The Penthouse finds niches and introduces zones of habitation in the city’s blind spots. It is a tiny house and an inhabitable sculpture on a material level, but it is also a discursive object and a fabulation, a fiction. It tells a story about the drastic changes in the socio-economic structure of urban space. Part of it is a fable featuring the penthouse as an actor. It is presented as art, as groundless or fake real estate, as an intervention or a protest. It is also a hoax, a scam, a kind of squatting, a speculative design object and an excuse not to pay rent in order to avoid falling deeper into the trap of student debt. It uses the legitimacy of art to produce a habitable milieu in the zones of overpriced and exclusive living, neighbouring luxury hotels and other penthouses in the city. Interpretations of the Penthaus depend on perspective and hence remain diffracted. The Penthouse creates a zone of indeterminacy between the material and the symbolic, the grim and the light-hearted, economic pressure and creative freedom. Refering to Rao’s and Simons’ understanding of the term, it is precisely this zone and the narratives that unfold from it are what make dwelling in the Penthouse counter-speculative.
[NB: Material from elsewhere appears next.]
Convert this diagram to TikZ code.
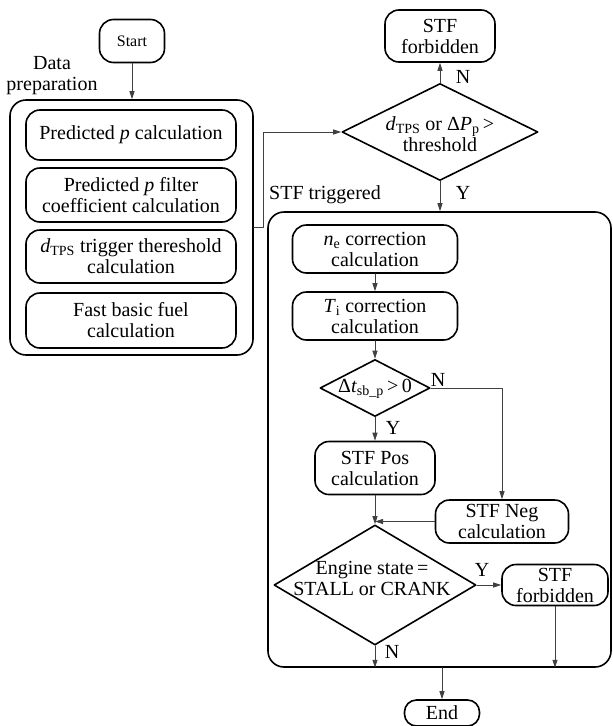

The word speculation has ambiguous roots. it derives from the speculari – scouts who watch out for danger from the highest point of the watchtower. It also contains the Latin speculum, the word for mirror6. In this sense, the Penthouse offers a speculative dwelling not only in a conceptual but also in a literal sense: its dweller lives inside a mirror. This mirror gives the Penthouse a resemblance to spaceships, satellites and otherworldly means of travelling and communicating. It appears as alien and futuristic, even unreal. This unrealness is part of the aesthetic strategy of the Penthouse. It is part of its counter-speculative existence, and also of its poetics: its way of measuring not time or height, but the distance, now collapsed, between itself and the heavens reflected on it. The Penthouse borrows from this state of unrealness in order to find a new opening beyond the exhausted imaginary and calculated futures within capitalist realism.
- Heidegger 1971: 221
- Kuoni 2015:11
- Simon 2017
- Fischer 2009
- Rao 2015: 20
- Rao 2015: 19
Fisher, Mark. Capitalist realism: Is there no alternative? John Huwnt Publishing, 2009.
Heidegger, Martin: Poetry, Language Thought, trans. Albert Hofstadter. Harper and Row, 1971.
Rao, Vyjayanthi Venuturupalli, Prem Krishnamurthy, and Carin Kuoni, eds. Speculation, Now: Essays and Artwork. Duke University Press, 2015.
Serres, Michel. The Parasite. University of Minnesota Press, 2013.
Simon, Joshua. Speculation and Counter-Speculation. From Value to Price, from Labor to Debt, from Revolution to Disruption. Public Seminar Weblog, 2017.